Dot to Dot Bristol // 10 New Bands
Perennially fantastic urban-festival Dot to Dot tomorrow descends upon Bristol, depressingly just in time for my departure from the city. Seeing as most of the internet doesn’t live in Bristol I would imagine that many of you are in a similarly frustrating situation. Worry not, though, because the line-up is teeming with exciting new bands which you can hear many of below. And if you are making it along to the festival, you should definitely take some time out to point yourself in the direction of some of these brilliant new bands…
Unless you’ve spent the past six months in a coma or you actually don’t like music, then you’ve probably seen the name Friends popping up everywhere. There’s a few good reasons for that as well; they’re making the sort of self-confident, single minded pop music that deserves all of the many words that have already been written about them.
Lucy Rose is another well established artist that I just thought I would mention to guilt trip you into listening to if you’ve let her pass you by so far. Over the past year she has steadily been putting her fragile folk moments into the world, somehow surpassing herself each time and establishing herself as a hugely talented young woman. She’s distinguished by an inventive edge that puts her beyond any Fleet-Foxes-aping beard enthusiasts.
Fuzzy retro-shoegaze is a fairly crowded market, given that Yuck and The Pains of Being Pure At Heart have pretty much got the whole thing worked out. Yet there’s still room for bands like Being There who bring a luminescent energy to what can be an otherwise uninspired and far too comfortable genre.
Canada based producer Airick Woodhead, aka Doldrums, will definitely be worth staying up for. This is one of his last shows before his “Egypt” single is released on June 4th, and as you can hear below, his erratic sound collages are amongst the most exciting new sounds to surface this year. In fact, “Egypt” is what I wish Animal Collective’s new album will sound like; it’s got that perfect a stranglehold around the gently psychedelic and gloriously eccentric. Not one to miss.
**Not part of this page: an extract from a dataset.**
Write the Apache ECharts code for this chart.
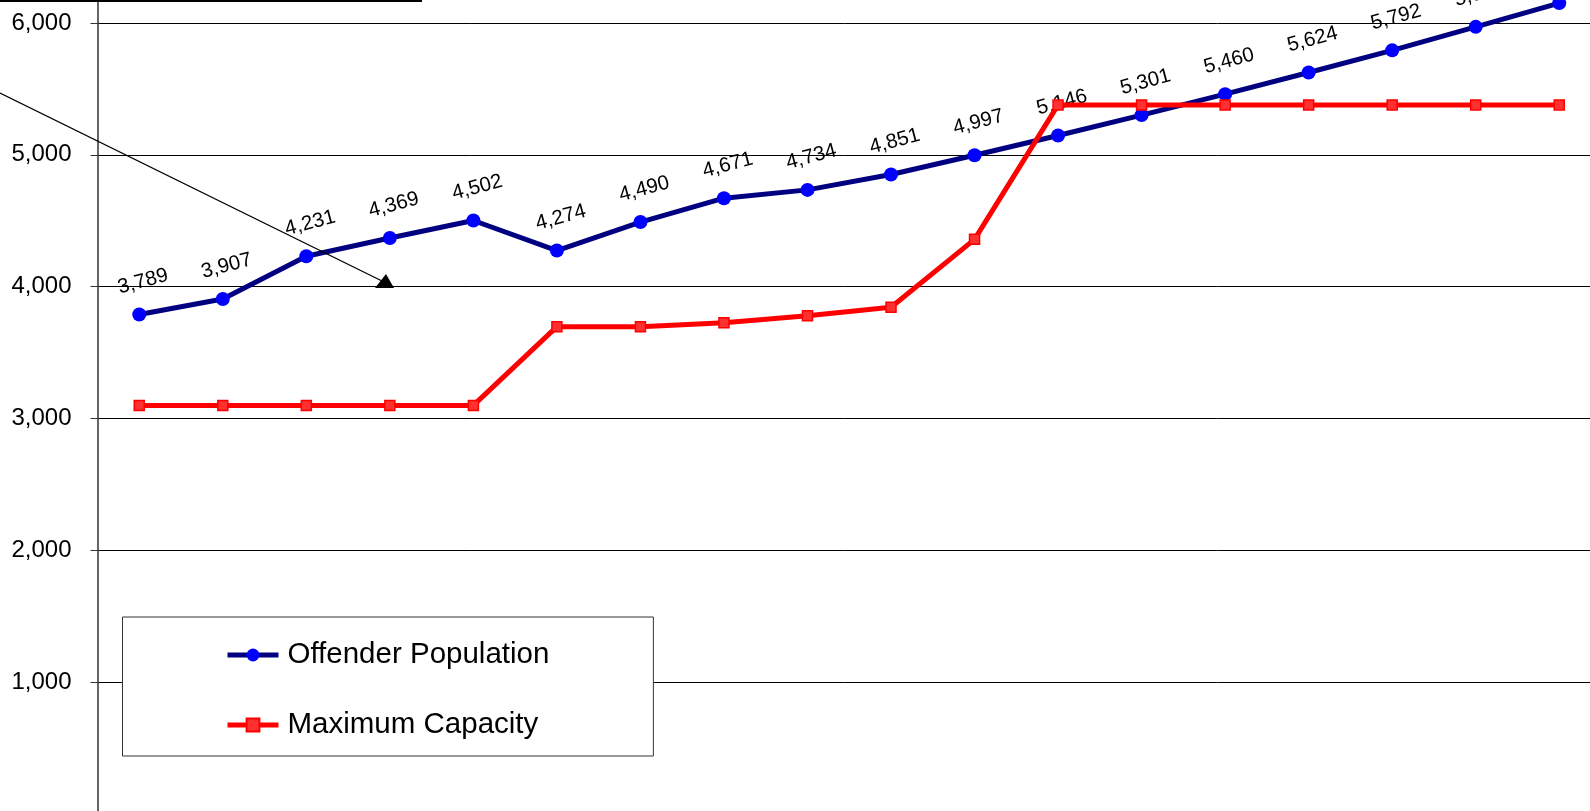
<!DOCTYPE html>
<html>
<head>
<meta charset="utf-8">
<script src="https://cdn.jsdelivr.net/npm/echarts@6/dist/echarts.min.js"></script>
<style>
html,body{margin:0;padding:0;background:#fff;}
#chart{width:1590px;height:811px;}
</style>
</head>
<body>
<div id="chart"></div>
<script>
// ---- data ----
var categories = ['1','2','3','4','5','6','7','8','9','10','11','12','13','14','15','16','17','18'];
var offenderPopulation = [3789, 3907, 4231, 4369, 4502, 4274, 4490, 4671, 4734, 4851, 4997, 5146, 5301, 5460, 5624, 5792, 5970, 6150];
var maximumCapacity = [3100, 3100, 3100, 3100, 3100, 3697, 3697, 3727, 3780, 3844, 4359, 5378, 5378, 5378, 5378, 5378, 5378, 5378];
var seriesNames = ['Offender Population', 'Maximum Capacity'];
var yTicks = [0, 1000, 2000, 3000, 4000, 5000, 6000, 7000];

function fmt(v){ return Number(v).toLocaleString('en-US'); }

var chart = echarts.init(document.getElementById('chart'), null, {renderer:'canvas'});
var FONT = '"Liberation Sans", Arial, sans-serif';

chart.setOption({
  animation: false,
  backgroundColor: '#ffffff',
  textStyle: {fontFamily: FONT},
  grid: {left: 97.5, top: -109, width: 1503.5, height: 923.3, containLabel: false, outerBoundsMode: 'none'},
  xAxis: {
    type: 'category',
    data: categories,
    boundaryGap: true,
    axisLine: {show: false},
    axisTick: {show: false},
    axisLabel: {show: false},
    splitLine: {show: false}
  },
  yAxis: {
    type: 'value',
    min: yTicks[0],
    max: yTicks[yTicks.length - 1],
    interval: 1000,
    axisLine: {show: true, lineStyle: {color: '#333333', width: 1.5}},
    axisTick: {show: true, inside: false, length: 7, lineStyle: {color: '#333333', width: 1}},
    axisLabel: {
      margin: 26,
      fontSize: 24,
      color: '#000000',
      fontFamily: FONT,
      formatter: function(v){ return v === 0 ? '' : fmt(v); }
    },
    splitLine: {show: true, lineStyle: {color: '#000000', width: 1}}
  },
  legend: {
    show: true,
    orient: 'vertical',
    left: 122.5,
    top: 617,
    data: seriesNames,
    backgroundColor: '#ffffff',
    borderColor: '#333333',
    borderWidth: 1,
    padding: [23, 104, 16, 102.5],
    itemGap: 40,
    itemWidth: 51,
    itemHeight: 16,
    lineStyle: {width: 5},
    textStyle: {fontSize: 29.5, lineHeight: 30, color: '#000000', fontFamily: FONT, padding: [0,0,0,4]},
    selectedMode: false
  },
  series: [
    {
      name: seriesNames[0],
      type: 'line',
      data: offenderPopulation,
      z: 3,
      clip: false,
      lineStyle: {color: '#000080', width: 5},
      symbol: 'circle',
      symbolSize: 14,
      itemStyle: {color: '#0000ff', borderColor: '#0000ff', borderWidth: 0},
      label: {
        show: true,
        position: 'top',
        distance: 25,
        offset: [4, 0],
        rotate: 15,
        align: 'center',
        verticalAlign: 'middle',
        fontSize: 20.5,
        color: '#000000',
        fontFamily: FONT,
        formatter: function(p){ return fmt(p.value); }
      }
    },
    {
      name: seriesNames[1],
      type: 'line',
      data: maximumCapacity,
      z: 4,
      clip: false,
      lineStyle: {color: '#ff0000', width: 5},
      symbol: 'rect',
      symbolSize: 10,
      itemStyle: {color: '#ff3030', borderColor: '#ff0000', borderWidth: 1.5},
      label: {show: false}
    }
  ],
  graphic: [
    {type: 'rect', left: 0, top: -1, shape: {x: 0, y: 0, width: 422, height: 3}, style: {fill: '#000000'}, z: 100},
    {type: 'line', shape: {x1: 0, y1: 93, x2: 382, y2: 281}, style: {stroke: '#000000', lineWidth: 1.3}, z: 100},
    {type: 'polygon', shape: {points: [[375, 288], [394, 288], [386, 274]]}, style: {fill: '#000000'}, z: 100}
  ]
});
</script>
</body>
</html>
Of course Kwes is signed to Warp; he finds melody in the most unusual of places and twists it into something unusual, and yet completely appealing. And sandwiched as he is between Clock Opera and Willis Earl Beal at Thekla, there are next to no excuses not to catch the man himself doing his things.
Drug users and those with incredible stamina will be deservedly rewarded when Bondax take to Thekla’s stage at 3 in the morning. Their intoxicating, fidgety house music is quickly establishing them as a very exciting new artist, following hotly in the footsteps of Disclosure and Totally Enormous Extinct Dinosaurs.
Idles are first on at the Cooler, and you may as well just go home after their set – things are unlikely to get any better. Just get your ears around “Thieves” below. It takes the grit of Black Lips but adds the polish and melody of back-in-the-day The Maccabees. Throw in the taut darkness of Interpol and things definitely start to sound exciting. An immensely exciting new band.
The Rumour Said Fire
If sobbing into your overpriced pint to evocative Danish folk music is more of your scene then the gut-wrenching The Rumour Said Fire are definitely the band for you. Taking to the Fleece’s stage early evening, they are guaranteed to leave the room feeling satisfyingly melancholy with heartbreaking tracks like “The Balcony”.
Preceding them at the Fleece will be Bristol-based Seasfire. Dominated by haunting electronics, their tracks are the sort of ethereal soundscapes that Esben and the Witch would be proud to call their own. Their fragile cover of fellow Dot-to-Dot-er Lucy Rose is pretty essential, too.
Going even further illogically back in time, Vacant Shores will be opening the Fleece in the early afternoon with their uneasy electronic jams. The kaleidoscopic paranoia of “Non +” should be more than enough persuasion to go and see them.